En décembre 1216, Honorius III, le successeur d’Innocent, donne à l’Ordre une approbation solennelle.
Au printemps 1217, Dominique disperse ses frères (sept à Paris, quatre à Madrid), et retourne lui-même à Rome avec un seul compagnon, où il fonde le couvent de Saint-Sixte.
Il réunit à Rome une trentaine de frères, et en jette une partie à Bologne, dont l’Université est rivale de celle de Paris. Il dit : « Le grain pourrit quand on l’entasse, et fructifie quand on le sème. »
La même année, il retourne en Languedoc, où il apprend la ruine de la croisade : Toulouse et Prouille sont en danger. Il envoie deux frères à Lyon.
Dans la foulée, il se rend en Espagne et fonde à Ségovie le couvent de Santa-Cruz, puis revient à Prouille, de là, va à Paris où il trouve trente religieux, et fonde les maisons de Reims, de Metz, d’Orléans, de Poitiers, de Limoges. Puis il repart en Italie.
En septembre 1219, il est à Bologne. On le voit, il incendie le monde, comme le chien du rêve de Jeanne. « L’apôtre incendiaire a contre lui, un peu partout, les doyens, les chanceliers, les archidiacres, les évêques, mais il a pour lui le pape. »
En février 1220, Dominique fait quatre Prêcheurs de quatre prêtres ramenés à Rome par l’évêque de Cracovie, et deux mois après, les lance à l’assaut de la Pologne.

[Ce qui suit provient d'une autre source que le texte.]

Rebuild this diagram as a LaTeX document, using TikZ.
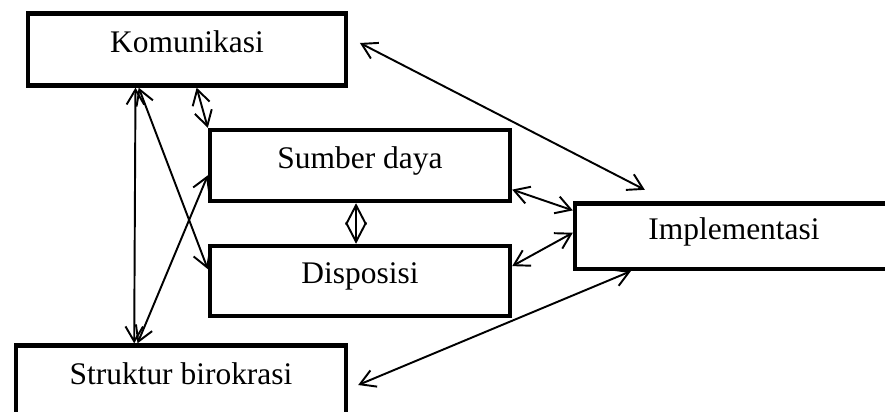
\documentclass[tikz,border=0pt]{standalone}
\usepackage{fontspec}
\setmainfont{Liberation Serif}
\usetikzlibrary{arrows.meta, calc}

\begin{document}
\begin{tikzpicture}[font=\fontsize{17.9}{21}\selectfont,
  >={Straight Barb[length=8.5pt, width=10pt]},
  box/.style={draw, line width=2.5pt, inner sep=0pt, text height=0.7em, text depth=0.38em},
  link/.style={<->, line width=1.1pt}]
\clip (0,0) rectangle (17.70,8.22);

\node[box, minimum width=6.35cm, minimum height=1.44cm] (kom) at (3.74,7.23) {Komunikasi};
\node[box, minimum width=6.00cm, minimum height=1.42cm] (sum) at (7.20,4.91) {Sumber daya};
\node[box, minimum width=6.00cm, minimum height=1.40cm] (dis) at (7.20,2.60) {Disposisi};
\node[box, minimum width=6.36cm, minimum height=1.31cm] (imp) at (14.68,3.495) {Implementasi};
\node[box, minimum width=6.60cm, minimum height=1.44cm] (str) at (3.62,0.59) {Struktur birokrasi};

\draw[link] ($(kom.south west)!0.34!(kom.south east)$) -- ($(str.north west)!0.36!(str.north east)$);
\draw[link] ($(kom.south west)!0.35!(kom.south east)$) -- ($(dis.south west)!0.66!(dis.north west)$);
\draw[link] ($(str.north west)!0.37!(str.north east)$) -- ($(sum.south west)!0.37!(sum.north west)$);
\draw[link] ($(kom.south west)!0.53!(kom.south east)$) -- (sum.north west);
\draw[link, >={Straight Barb[length=11pt, width=11.5pt]}]
  ($(sum.south west)!0.487!(sum.south east)$) -- ($(dis.north west)!0.487!(dis.north east)$);

\coordinate (komR) at ($(kom.east)+(0.24,0.13)$);
\coordinate (impT) at ($(imp.north west)+(1.44,0.23)$);
\draw[link] (komR) -- (impT);
\draw[link] ($(sum.south east)!0.18!(sum.north east)$) -- ($(imp.south west)!0.87!(imp.north west)$);
\draw[link] ($(dis.south east)!0.70!(dis.north east)$) -- ($(imp.south west)!0.55!(imp.north west)$);
\coordinate (strR) at ($(str.east)+(0.2,-0.07)$);
\draw[link] (strR) -- ($(imp.south west)!0.18!(imp.south east)$);
\end{tikzpicture}
\end{document}
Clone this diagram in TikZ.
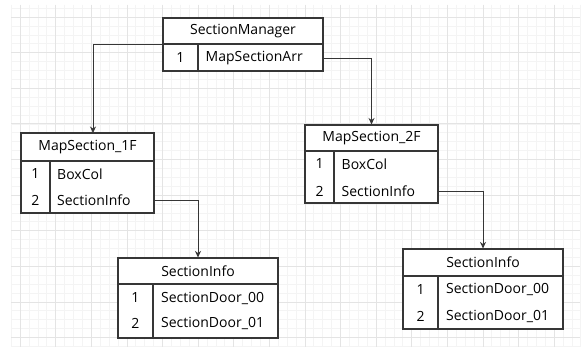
\documentclass[tikz,border=0pt]{standalone}
\usepackage{fontspec}
\setmainfont{Open Sans}
\usetikzlibrary{arrows.meta}
\definecolor{boxc}{HTML}{363636}
\definecolor{gridminor}{HTML}{F4F4F4}
\definecolor{gridmajor}{HTML}{E4E4E4}
\tikzset{
  tbl/.style={draw=boxc, line width=1.1pt, fill=white, inner sep=0pt, rectangle},
  sep/.style={draw=boxc, line width=1.1pt},
  lbl/.style={inner sep=0pt, font=\fontsize{14}{16}\selectfont, text=black},
  conn/.style={draw=boxc, line width=0.9pt, -{Stealth[length=6.5pt,width=6pt]}},
  gminor/.style={draw=gridminor, line width=0.5pt},
  gmajor/.style={draw=gridmajor, line width=0.6pt}
}
\begin{document}
\begin{tikzpicture}[x=1pt,y=-1pt]
\useasboundingbox (0,0) rectangle (583,347);
\fill[white] (0,0) rectangle (583,347);
% grid
\foreach \i in {0,...,64} \draw[gminor] ({11.1+\i*8.9},5) -- ({11.1+\i*8.9},347);
\foreach \j in {0,...,38} \draw[gminor] (11,{8.1+\j*8.9}) -- (580,{8.1+\j*8.9});
\foreach \i in {0,...,15} \draw[gmajor] ({20+\i*35.6},5) -- ({20+\i*35.6},347);
\foreach \j in {0,...,9} \draw[gmajor] (11,{17+\j*35.6}) -- (580,{17+\j*35.6});

% SectionManager
\node[tbl, minimum width=160pt, minimum height=53pt] (sm) at (243,44.5) {};
\draw[sep] (163,44) -- (323,44);
\draw[sep] (198,44) -- (198,71);
\node[lbl] (smh) at (243,31.5) {SectionManager};
\node[lbl] (smn1) at (180.5,58) {1};
\node[lbl, anchor=west] (smr1) at (205.5,58) {MapSectionArr};
\coordinate (smL) at (163,44);
\coordinate (smR) at (323,58);

% MapSection_1F
\node[tbl, minimum width=133pt, minimum height=80pt] (m1) at (87.5,173) {};
\draw[sep] (21,161) -- (154,161);
\draw[sep] (50,161) -- (50,213);
\node[lbl] (m1h) at (87.5,147) {MapSection\_1F};
\node[lbl] (m1n1) at (35.5,174) {1};
\node[lbl, anchor=west] (m1r1) at (57,174) {BoxCol};
\node[lbl] (m1n2) at (35.5,200) {2};
\node[lbl, anchor=west] (m1r2) at (57,200) {SectionInfo};
\coordinate (m1R) at (154,200);
\coordinate (m1T) at (93,133);

% MapSection_2F
\node[tbl, minimum width=133pt, minimum height=78pt] (m2) at (371.5,164) {};
\draw[sep] (305,151) -- (438,151);
\draw[sep] (334,151) -- (334,203);
\node[lbl] (m2h) at (371.5,138.5) {MapSection\_2F};
\node[lbl] (m2n1) at (319.5,164) {1};
\node[lbl, anchor=west] (m2r1) at (341.5,164) {BoxCol};
\node[lbl] (m2n2) at (319.5,191) {2};
\node[lbl, anchor=west] (m2r2) at (341.5,191) {SectionInfo};
\coordinate (m2R) at (438,191);

% SectionInfo left
\node[tbl, minimum width=160pt, minimum height=80pt] (s1) at (198,298) {};
\draw[sep] (118,284) -- (278,284);
\draw[sep] (153,284) -- (153,338);
\node[lbl] (s1h) at (198,271) {SectionInfo};
\node[lbl] (s1n1) at (135.5,298) {1};
\node[lbl, anchor=west] (s1r1) at (161,298) {SectionDoor\_00};
\node[lbl] (s1n2) at (135.5,323.5) {2};
\node[lbl, anchor=west] (s1r2) at (161,323.5) {SectionDoor\_01};

% SectionInfo right
\node[tbl, minimum width=160pt, minimum height=80pt] (s2) at (483,289) {};
\draw[sep] (403,276) -- (563,276);
\draw[sep] (438,276) -- (438,329);
\node[lbl] (s2h) at (483,262.5) {SectionInfo};
\node[lbl] (s2n1) at (420.5,289.5) {1};
\node[lbl, anchor=west] (s2r1) at (446,289.5) {SectionDoor\_00};
\node[lbl] (s2n2) at (420.5,316) {2};
\node[lbl, anchor=west] (s2r2) at (446,316) {SectionDoor\_01};

% connectors
\draw[conn] (smL) -| (m1T);
\draw[conn] (smR) -| (m2.north);
\draw[conn] (m1R) -| (s1.north);
\draw[conn] (m2R) -| (s2.north);
\end{tikzpicture}
\end{document}
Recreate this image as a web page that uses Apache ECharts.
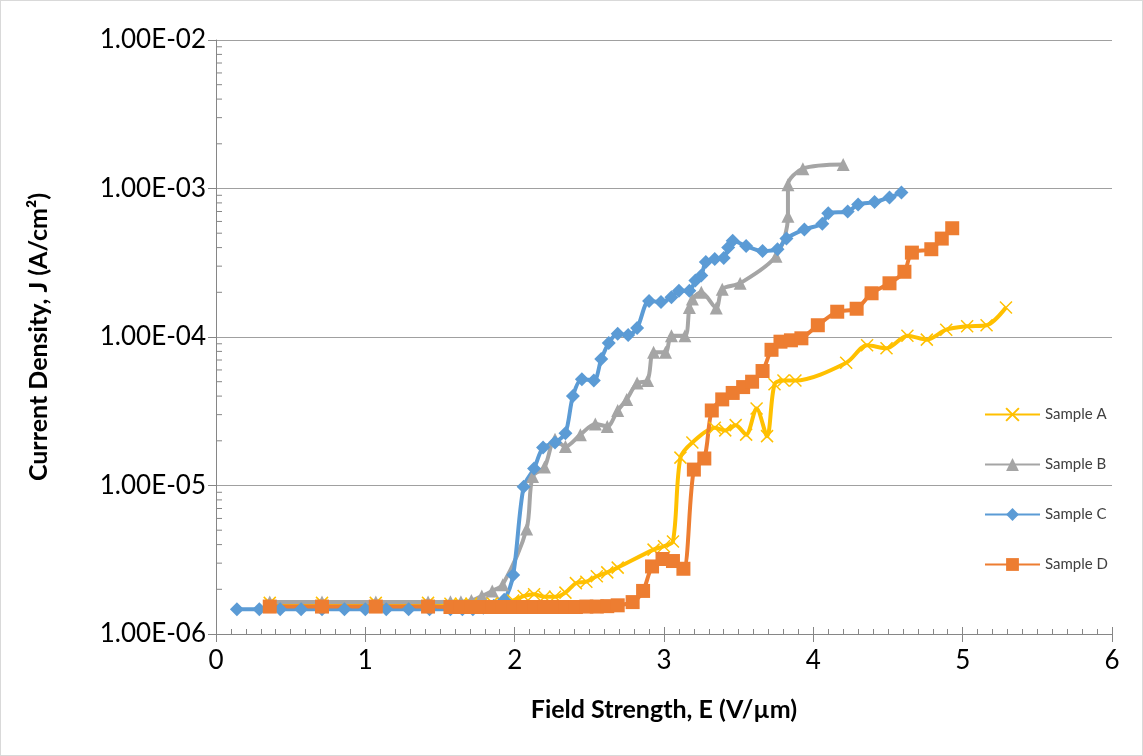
<!DOCTYPE html>
<html>
<head>
<meta charset="utf-8">
<script src="https://cdn.jsdelivr.net/npm/echarts@6/dist/echarts.min.js"></script>
<style>
  html, body { margin: 0; padding: 0; background: #fff; }
  #chart { width: 1143px; height: 756px; box-sizing: border-box; border: 1px solid #d9d9d9; }
</style>
</head>
<body>
<div id="chart"></div>
<script>
// ---- Data (x: field strength V/µm, y: current density A/cm²) ----
const sampleA = [
  [0.36,1.62e-6],[0.71,1.62e-6],[1.07,1.62e-6],[1.42,1.62e-6],[1.57,1.6e-6],[1.64,1.6e-6],
  [1.71,1.6e-6],[1.78,1.6e-6],[1.85,1.62e-6],[1.92,1.62e-6],[1.99,1.68e-6],[2.06,1.8e-6],
  [2.13,1.85e-6],[2.20,1.78e-6],[2.27,1.78e-6],[2.34,1.9e-6],[2.41,2.2e-6],[2.48,2.25e-6],
  [2.55,2.45e-6],[2.62,2.6e-6],[2.69,2.8e-6],[2.93,3.7e-6],[3.00,3.9e-6],[3.06,4.2e-6],
  [3.11,1.54e-5],[3.19,1.95e-5],[3.34,2.45e-5],[3.41,2.35e-5],[3.48,2.55e-5],[3.55,2.2e-5],
  [3.62,3.3e-5],[3.69,2.15e-5],[3.74,4.8e-5],[3.80,5.1e-5],[3.88,5.1e-5],[4.22,6.7e-5],
  [4.36,8.8e-5],[4.49,8.4e-5],[4.63,1.02e-4],[4.76,9.6e-5],[4.89,1.12e-4],[5.03,1.18e-4],
  [5.16,1.2e-4],[5.29,1.58e-4]
];
const sampleB = [
  [0.36,1.64e-6],[0.71,1.64e-6],[1.07,1.64e-6],[1.42,1.64e-6],[1.57,1.65e-6],[1.64,1.65e-6],
  [1.71,1.68e-6],[1.78,1.8e-6],[1.85,1.95e-6],[1.92,2.15e-6],[2.08,5.1e-6],[2.12,1.15e-5],
  [2.20,1.33e-5],[2.27,2.05e-5],[2.34,1.83e-5],[2.44,2.2e-5],[2.54,2.6e-5],[2.62,2.5e-5],
  [2.69,3.2e-5],[2.75,3.8e-5],[2.82,4.9e-5],[2.89,5.1e-5],[2.93,7.9e-5],[3.01,7.9e-5],
  [3.05,1.02e-4],[3.14,1.02e-4],[3.17,1.58e-4],[3.19,1.8e-4],[3.25,2.0e-4],[3.35,1.57e-4],
  [3.39,2.1e-4],[3.51,2.3e-4],[3.75,3.5e-4],[3.83,6.5e-4],[3.83,1.06e-3],[3.93,1.36e-3],
  [4.20,1.45e-3]
];
const sampleC = [
  [0.14,1.47e-6],[0.29,1.47e-6],[0.43,1.47e-6],[0.57,1.47e-6],[0.71,1.47e-6],[0.86,1.47e-6],
  [1.00,1.47e-6],[1.14,1.47e-6],[1.29,1.47e-6],[1.43,1.47e-6],[1.57,1.47e-6],[1.65,1.47e-6],
  [1.72,1.47e-6],[1.79,1.5e-6],[1.86,1.55e-6],[1.93,1.7e-6],[1.99,2.5e-6],[2.06,9.8e-6],
  [2.13,1.3e-5],[2.19,1.8e-5],[2.27,1.95e-5],[2.34,2.25e-5],[2.39,4.0e-5],[2.45,5.2e-5],
  [2.53,5.1e-5],[2.58,7.1e-5],[2.63,9.1e-5],[2.69,1.05e-4],[2.76,1.03e-4],[2.82,1.15e-4],
  [2.90,1.75e-4],[2.98,1.72e-4],[3.05,1.85e-4],[3.10,2.05e-4],[3.17,2.05e-4],[3.21,2.4e-4],
  [3.25,2.6e-4],[3.28,3.2e-4],[3.34,3.35e-4],[3.40,3.4e-4],[3.43,4.0e-4],[3.46,4.45e-4],
  [3.55,4.1e-4],[3.66,3.8e-4],[3.76,3.9e-4],[3.82,4.6e-4],[3.94,5.3e-4],[4.06,5.8e-4],
  [4.10,6.8e-4],[4.23,7.0e-4],[4.30,7.8e-4],[4.41,8.1e-4],[4.51,8.7e-4],[4.59,9.4e-4]
];
const sampleD = [
  [0.36,1.53e-6],[0.71,1.53e-6],[1.07,1.53e-6],[1.42,1.53e-6],[1.57,1.52e-6],[1.64,1.52e-6],
  [1.71,1.52e-6],[1.78,1.52e-6],[1.85,1.52e-6],[1.92,1.52e-6],[1.99,1.52e-6],[2.06,1.52e-6],
  [2.13,1.52e-6],[2.20,1.52e-6],[2.27,1.52e-6],[2.34,1.52e-6],[2.41,1.52e-6],[2.48,1.53e-6],
  [2.55,1.53e-6],[2.62,1.54e-6],[2.69,1.56e-6],[2.79,1.64e-6],[2.86,1.95e-6],[2.92,2.85e-6],
  [2.99,3.2e-6],[3.06,3.1e-6],[3.13,2.75e-6],[3.20,1.28e-5],[3.27,1.52e-5],[3.32,3.2e-5],
  [3.39,3.8e-5],[3.46,4.2e-5],[3.53,4.6e-5],[3.59,5.0e-5],[3.66,5.9e-5],[3.72,8.2e-5],
  [3.78,9.3e-5],[3.85,9.5e-5],[3.92,9.8e-5],[4.03,1.2e-4],[4.16,1.48e-4],[4.29,1.55e-4],
  [4.39,1.97e-4],[4.51,2.3e-4],[4.61,2.75e-4],[4.66,3.7e-4],[4.79,3.9e-4],[4.86,4.6e-4],
  [4.93,5.4e-4]
];
const seriesNames = ['Sample A', 'Sample B', 'Sample C', 'Sample D'];
const xTickLabels = ['0', '1', '2', '3', '4', '5', '6'];
const yTickLabels = ['1.00E-06', '1.00E-05', '1.00E-04', '1.00E-03', '1.00E-02'];
const yMin = 1e-6, yMax = 1e-2;

// minor tick positions on the log axis (2..9 within each decade)
const yMinorTicks = [];
for (let d = 0; d < 4; d++) {
  for (let k = 2; k <= 9; k++) yMinorTicks.push([0, k * Math.pow(10, -6 + d)]);
}

const FONT = 'Lato, "Open Sans", "Liberation Sans", sans-serif';
const colors = ['#FFC000', '#A5A5A5', '#5B9BD5', '#ED7D31'];

const chart = echarts.init(document.getElementById('chart'), null, { renderer: 'canvas' });

function lineSeries(name, data, color, symbol, size, extraItem) {
  return {
    name, type: 'line', data,
    xAxisIndex: 0, yAxisIndex: 0,
    smooth: 0.3,
    symbol, symbolSize: size,
    showSymbol: true,
    lineStyle: { color, width: 4 },
    itemStyle: Object.assign({ color }, extraItem || {}),
    emphasis: { disabled: true },
    z: 3
  };
}

const option = {
  animation: false,
  textStyle: { fontFamily: FONT },
  grid: { left: 215, right: 30, top: 39, bottom: 121, containLabel: false },
  legend: {
    data: seriesNames,
    orient: 'vertical',
    left: 978, top: 401,
    itemWidth: 55, itemHeight: 16,
    itemGap: 35,
    textStyle: { fontFamily: FONT, fontSize: 15, color: '#404040' }
  },
  xAxis: [
    {
      type: 'value', min: 0, max: 6, interval: 1,
      position: 'bottom',
      axisLine: { show: true, lineStyle: { color: '#868686', width: 1 } },
      axisTick: { show: true, inside: false, length: 8, lineStyle: { color: '#868686' } },
      axisLabel: {
        margin: 14, fontSize: 26, color: '#000', fontFamily: FONT,
        formatter: v => xTickLabels[Math.round(v)]
      },
      splitLine: { show: false },
      name: 'Field Strength, E (V/µm)',
      nameLocation: 'middle', nameGap: 63,
      nameTextStyle: { fontSize: 25, fontWeight: 'bold', color: '#000', fontFamily: FONT }
    },
    {
      type: 'value', min: 0, max: 6, interval: 1,
      position: 'bottom', offset: 0,
      axisLine: { show: false },
      axisTick: { show: true, inside: true, length: 7, lineStyle: { color: '#868686' } },
      minorTick: { show: true, splitNumber: 10, length: 5, lineStyle: { color: '#868686' } },
      axisLabel: { show: false },
      splitLine: { show: false }
    }
  ],
  yAxis: {
    type: 'log', logBase: 10, min: yMin, max: yMax,
    axisLine: { show: true, lineStyle: { color: '#868686', width: 1 } },
    axisTick: { show: true, inside: false, length: 8, lineStyle: { color: '#868686' } },
    axisLabel: {
      margin: 10, fontSize: 26, color: '#000', fontFamily: FONT,
      formatter: v => yTickLabels[Math.round(Math.log10(v) + 6)]
    },
    splitLine: { show: true, lineStyle: { color: '#a0a0a0', width: 1 } },
    name: 'Current Density, J (A/cm²)',
    nameLocation: 'middle', nameGap: 165,
    nameTextStyle: { fontSize: 25, fontWeight: 'bold', color: '#000', fontFamily: FONT }
  },
  series: [
    lineSeries('Sample A', sampleA, colors[0], 'path://M0,0L10,10M10,0L0,10', 12,
      { borderColor: colors[0], borderWidth: 1.5 }),
    lineSeries('Sample B', sampleB, colors[1], 'triangle', 13),
    lineSeries('Sample C', sampleC, colors[2], 'diamond', 14),
    lineSeries('Sample D', sampleD, colors[3], 'rect', 14),
    {
      name: 'yMinor', type: 'custom', silent: true, data: yMinorTicks, z: 1,
      xAxisIndex: 0, yAxisIndex: 0,
      renderItem: function (params, api) {
        const p = api.coord([api.value(0), api.value(1)]);
        return {
          type: 'line',
          shape: { x1: p[0], y1: p[1], x2: p[0] + 6, y2: p[1] },
          style: { stroke: '#868686', lineWidth: 1 }
        };
      }
    }
  ]
};
chart.setOption(option);
</script>
</body>
</html>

Où n’atteindra pas désormais la puissance du nouvel ordre ?… C’est le moment que Dominique choisit pour décider d’abandonner les biens déjà acquis, domaines ou dîmes, et pour faire contracter par son premier chapitre général une seconde et plus solennelle alliance, cette fois indissoluble, avec la Très Sainte Pauvreté. Il déchire solennellement et symboliquement les chartes devant les pères capitulaires réunis. Et comme ces pauvres gens venus de fort loin, au prix de grandes fatigues et privations, pourraient être tentés de céder à quelque faiblesse sur le chemin du retour, il décide d’insérer dans la règle, expressément, la défense d’aller à cheval et de s’embarrasser d’argent.
Puis il fait vendre à l’encan les chevaux et les mules.

En mai 1221, Dominique quitte Rome, fiévreux, et gagne le couvent de Bologne « d’un dernier vol de ses grandes ailes infatigables », où il arrive mourant.

Autour du moribond qui achève de se vider de son sang mystique, de sa toute divine charité, dans une effusion de larmes austères, l’ordre bourdonne comme une ruche avec ses centaines de moines qui seront demain des milliers, ses cinq provinces de France, d’Espagne, de Lombardie, de Rome, de Provence, et ses cinquante monastères.

Dominique meurt le 6 août, à Bologne, dans des circonstances divergentes selon les sources, mais toujours spectaculaires.

Cette fois, il est étendu pour toujours. Ni le souvenir des immenses travaux, ou des mortifications très dures, des prédications ni des miracles, ne détourne un instant son cœur. Il redoute seulement que ses fils ne se laissent, après sa mort, entraîner à une vie trop confortable, et lorsqu’il apprend que les moines agrandissent le monastère et exhaussent les cellules, on le voit fondre en larmes, puis éclater en imprécations terribles, jurant la malédiction de Dieu à quiconque introduirait l’usage des possessions temporelles dans son ordre.

Pourquoi Dominique a-t-il tant fasciné Bernanos ? Est-ce parce que l’écrivain, comme le saint, a toujours considéré son œuvre et sa vie comme un tout indivisible ? Laissons à Yves Bridel, qui a écrit la notice de la collection « Pléiade », le mot de la fin :

Presque jusqu’à la fin de sa vie, et depuis plusieurs années déjà, Bernanos se pose la question de savoir si sa vie est fidèle à son œuvre, si les deux se rejoignent. Loin de nous l’idée de faire de Bernanos un saint, mais il ne fait pas de doute qu’il n’a cessé d’espérer et parfois de penser, à juste raison, que sa vie et son œuvre ne se mentaient pas. Lorsqu’il écrit en 1940, dans la Lettre aux Anglais : « Mon œuvre, c’est moi-même, c’est ma maison », il dit vrai.